Putting salespeople in the right place
Holding a salesperson accountable for their KPIs can be tricky.
We have plenty of reports and dashboards that show us standard metrics such as closed sales revenues, completed meetings, sent emails, emailed proposals and so on.
However, our understanding of the approach each salesperson has taken and what we are asking of them is often overlooked as we spend all of our time in the sales trenches trying to do more.
Recently, we have started looking at CRM and other sales datasets in a different way. By visualising and analysing the data with a fresh approach, we can start to see the universe through the lens of one of our salespeople.
Using a sales dataset, the diagram below shows not only the 32 active proposals our example salesperson Marty Fruedenberg is working on, but how each of these are connected within our wider organisation. It helps is see the prospects and clients Marty is engaged with, the product set he is actively selling into these businesses, the regions and sectors he is active within, and who within our organisation he is working alongside to close these deals.

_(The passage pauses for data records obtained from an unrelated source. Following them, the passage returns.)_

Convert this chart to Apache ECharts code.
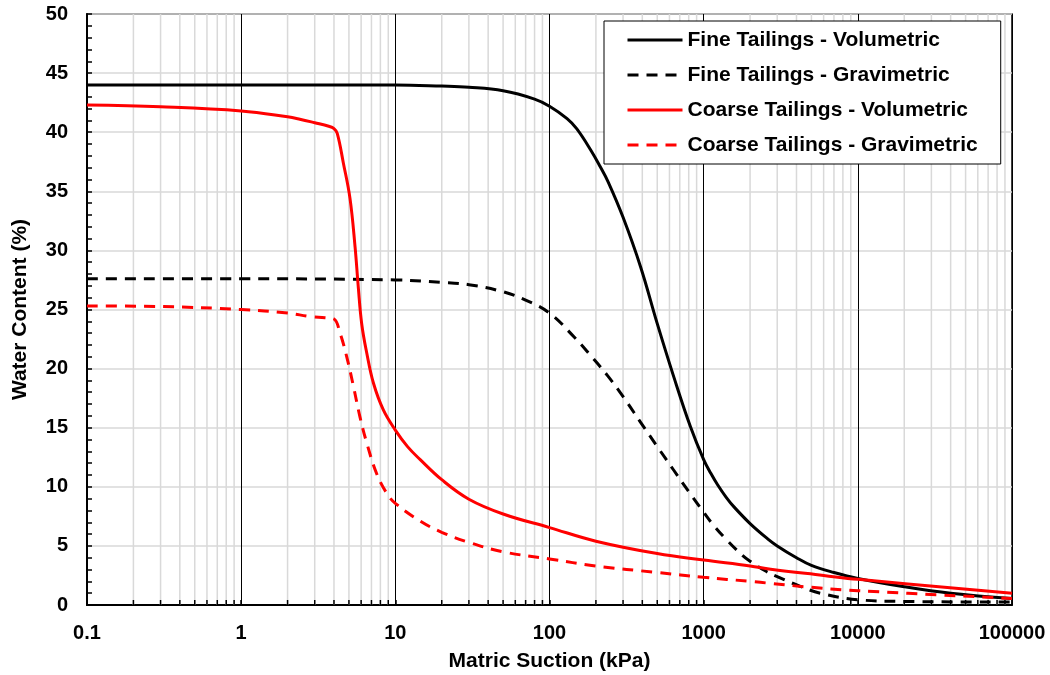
<!DOCTYPE html>
<html>
<head>
<meta charset="utf-8">
<script src="https://cdn.jsdelivr.net/npm/echarts@6/dist/echarts.min.js"></script>
<style>
  html, body { margin: 0; padding: 0; background: #fff; }
  #chart { width: 1050px; height: 675px; }
</style>
</head>
<body>
<div id="chart"></div>
<script>
// matric suction (kPa) / water content (%)
var fineVolX = [0.1, 1, 10, 20, 30, 50, 80, 100, 130, 150, 185, 213, 240, 300, 390, 500, 640, 820, 1000, 1115, 1231, 1400, 1578, 2000, 2600, 3000, 4000, 5000, 7000, 10000, 20000, 40000, 100000];
var fineVolY = [44.0, 44.0, 44.0, 43.9, 43.8, 43.5, 42.8, 42.2, 41.15, 40.3, 38.5, 37.1, 35.8, 32.8, 28.6, 23.8, 19.3, 15.1, 12.3, 11.12, 10.17, 9.11, 8.28, 6.89, 5.6, 5.0, 4.0, 3.35, 2.75, 2.25, 1.55, 1.0, 0.55];

var fineGravX = [0.1, 1, 10, 20, 30, 50, 70, 100, 145, 185, 238, 305, 390, 500, 640, 820, 1000, 1150, 1400, 1800, 2000, 2540, 3000, 4200, 5700, 10000, 20000, 100000];
var fineGravY = [27.6, 27.6, 27.5, 27.3, 27.1, 26.5, 25.8, 24.7, 22.65, 21.1, 19.4, 17.5, 15.45, 13.4, 11.4, 9.4, 7.85, 6.8, 5.55, 4.15, 3.7, 2.85, 2.4, 1.6, 1.0, 0.45, 0.3, 0.25];

var coarseVolX = [0.1, 0.3, 1, 2, 2.4, 3, 3.7, 4.0, 4.2, 4.6, 5.08, 5.48, 5.75, 6.05, 6.53, 7.2, 8.36, 10, 12, 14.5, 20, 30, 50, 100, 200, 500, 1000, 2000, 2720, 6000, 10000, 100000];
var coarseVolY = [42.3, 42.15, 41.8, 41.3, 41.1, 40.8, 40.5, 40.3, 39.9, 37.4, 34.4, 30.3, 26.9, 23.8, 21.3, 18.8, 16.5, 14.8, 13.4, 12.3, 10.6, 8.95, 7.7, 6.55, 5.4, 4.35, 3.8, 3.3, 3.02, 2.5, 2.17, 1.0];

var coarseGravX = [0.1, 0.3, 1, 2, 2.8, 3.5, 4.0, 4.38, 4.84, 5.35, 5.9, 6.53, 7.57, 8.8, 10, 14.5, 20, 30, 50, 100, 200, 500, 1000, 2000, 2720, 4470, 10000, 100000];
var coarseGravY = [25.3, 25.25, 25.0, 24.7, 24.4, 24.3, 24.2, 23.0, 21.0, 18.5, 15.9, 13.7, 11.1, 9.45, 8.6, 7.1, 6.15, 5.3, 4.5, 3.9, 3.3, 2.75, 2.34, 2.0, 1.83, 1.55, 1.21, 0.56];

var seriesNames = ['Fine Tailings - Volumetric', 'Fine Tailings - Gravimetric', 'Coarse Tailings - Volumetric', 'Coarse Tailings - Gravimetric'];

// axis decades and minor steps inside each decade
var decades = [0.1, 1, 10, 100, 1000, 10000];
var minorSteps = [2, 3, 4, 5, 6, 7, 8, 9];

function pairs(xs, ys) {
  var out = [];
  for (var i = 0; i < xs.length; i++) out.push([xs[i], ys[i]]);
  return out;
}

var minorData = [];
decades.forEach(function (d) {
  minorSteps.forEach(function (m) { minorData.push([+(d * m).toPrecision(3)]); });
});

var font = 'Liberation Sans, Arial, sans-serif';

function curve(name, color, dashed, xs, ys) {
  return {
    name: name,
    type: 'line',
    symbol: 'circle',
    showSymbol: false,
    smooth: 0.4,
    z: 5,
    lineStyle: { color: color, width: 3, type: dashed ? [11, 8] : 'solid' },
    itemStyle: { color: color },
    data: pairs(xs, ys)
  };
}

var chart = echarts.init(document.getElementById('chart'));
var option = {
  animation: false,
  backgroundColor: '#fff',
  grid: {
    left: 87, right: 38, top: 14, bottom: 70,
    outerBoundsMode: 'none',
    show: true, borderColor: '#000', borderWidth: 1.5
  },
  legend: {
    orient: 'vertical',
    left: 604, top: 21,
    padding: [7, 23, 7, 22],
    backgroundColor: '#fff',
    borderColor: '#000',
    borderWidth: 1,
    borderRadius: 0,
    itemWidth: 55,
    itemHeight: 14,
    itemGap: 11,
    itemStyle: { opacity: 0 },
    lineStyle: { width: 3 },
    textStyle: { fontFamily: font, fontWeight: 'bold', fontSize: 21, color: '#000', lineHeight: 24 },
    data: seriesNames
  },
  xAxis: {
    type: 'log',
    logBase: 10,
    min: 0.1,
    max: 100000,
    interval: 1,
    name: 'Matric Suction (kPa)',
    nameLocation: 'middle',
    nameGap: 46,
    nameTextStyle: { fontFamily: font, fontWeight: 'bold', fontSize: 21, color: '#000' },
    axisLine: { lineStyle: { color: '#000', width: 2 } },
    axisTick: { inside: true, length: 5, lineStyle: { color: '#000', width: 1.5 } },
    axisLabel: {
      fontFamily: font, fontWeight: 'bold', fontSize: 20, color: '#000', margin: 18,
      formatter: function (v) { return v < 1 ? v.toFixed(1) : String(Math.round(v)); }
    },
    splitLine: { show: true, lineStyle: { color: '#000', width: 1 } }
  },
  yAxis: {
    type: 'value',
    min: 0,
    max: 50,
    interval: 5,
    name: 'Water Content (%)',
    nameLocation: 'middle',
    nameGap: 56,
    nameTextStyle: { fontFamily: font, fontWeight: 'bold', fontSize: 21, color: '#000' },
    axisLine: { lineStyle: { color: '#000', width: 2 } },
    axisTick: { inside: true, length: 5, lineStyle: { color: '#000', width: 1.5 } },
    minorTick: { show: true, splitNumber: 5, length: 5, lineStyle: { color: '#000', width: 1.5 } },
    axisLabel: { fontFamily: font, fontWeight: 'bold', fontSize: 20, color: '#000', margin: 19 },
    splitLine: { show: true, lineStyle: { color: '#d9d9d9', width: 1.5 } }
  },
  series: [
    {
      // minor decade grid lines and their ticks
      name: 'minor',
      type: 'custom',
      silent: true,
      z: 1,
      encode: { x: 0 },
      renderItem: function (params, api) {
        var x = api.value(0);
        var p0 = api.coord([x, 0]);
        var p1 = api.coord([x, 50]);
        return {
          type: 'group',
          children: [
            { type: 'line', shape: { x1: p0[0], y1: p0[1], x2: p1[0], y2: p1[1] },
              style: { stroke: '#d9d9d9', lineWidth: 1.5 } },
            { type: 'line', shape: { x1: p0[0], y1: p0[1], x2: p0[0], y2: p0[1] - 5 },
              style: { stroke: '#000', lineWidth: 1.5 }, z2: 10 }
          ]
        };
      },
      data: minorData
    },
    curve(seriesNames[0], '#000', false, fineVolX, fineVolY),
    curve(seriesNames[1], '#000', true, fineGravX, fineGravY),
    curve(seriesNames[2], '#ff0000', false, coarseVolX, coarseVolY),
    curve(seriesNames[3], '#ff0000', true, coarseGravX, coarseGravY)
  ]
};
chart.setOption(option);
</script>
</body>
</html>
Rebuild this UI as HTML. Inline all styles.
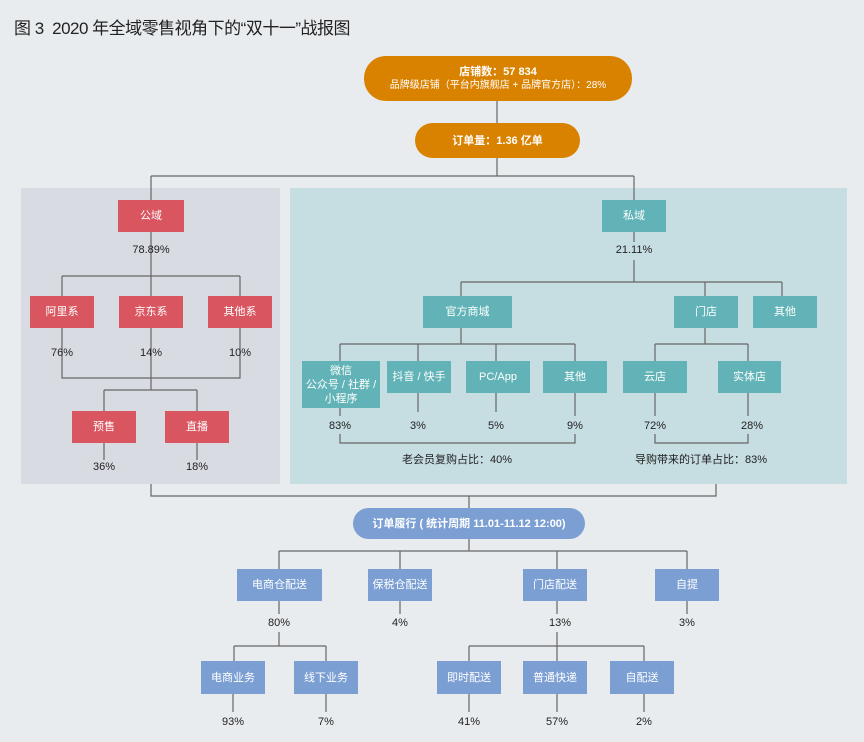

As sales leaders, it helps us start to ask better questions about what we are asking from our salespeople and where they need help. If I am the Sales Manager in this example, I start to wonder whether Marty is our best salesperson when it comes to GTX Plus Pro, or is that our flagship product which is our easiest sale? I start to question whether I should reshape our team away from a geographic sales focus, to possibly a product-based or sector-based sales approach. When I look at Marty’s conversion rate, its 3 times below the average close across the business. Why is this? Is it lack of training, poor time management, an incompatible incentivisation plan or is he a better Account Manager than he is a BDM?
In my experience I have often formed views based on potential bias or a lack of understanding of what was really going on within my team. This new type of visibility gives me the chance to get my fellow management team on the same page and be more confident about what we should be doing more of, and what we should be doing less of.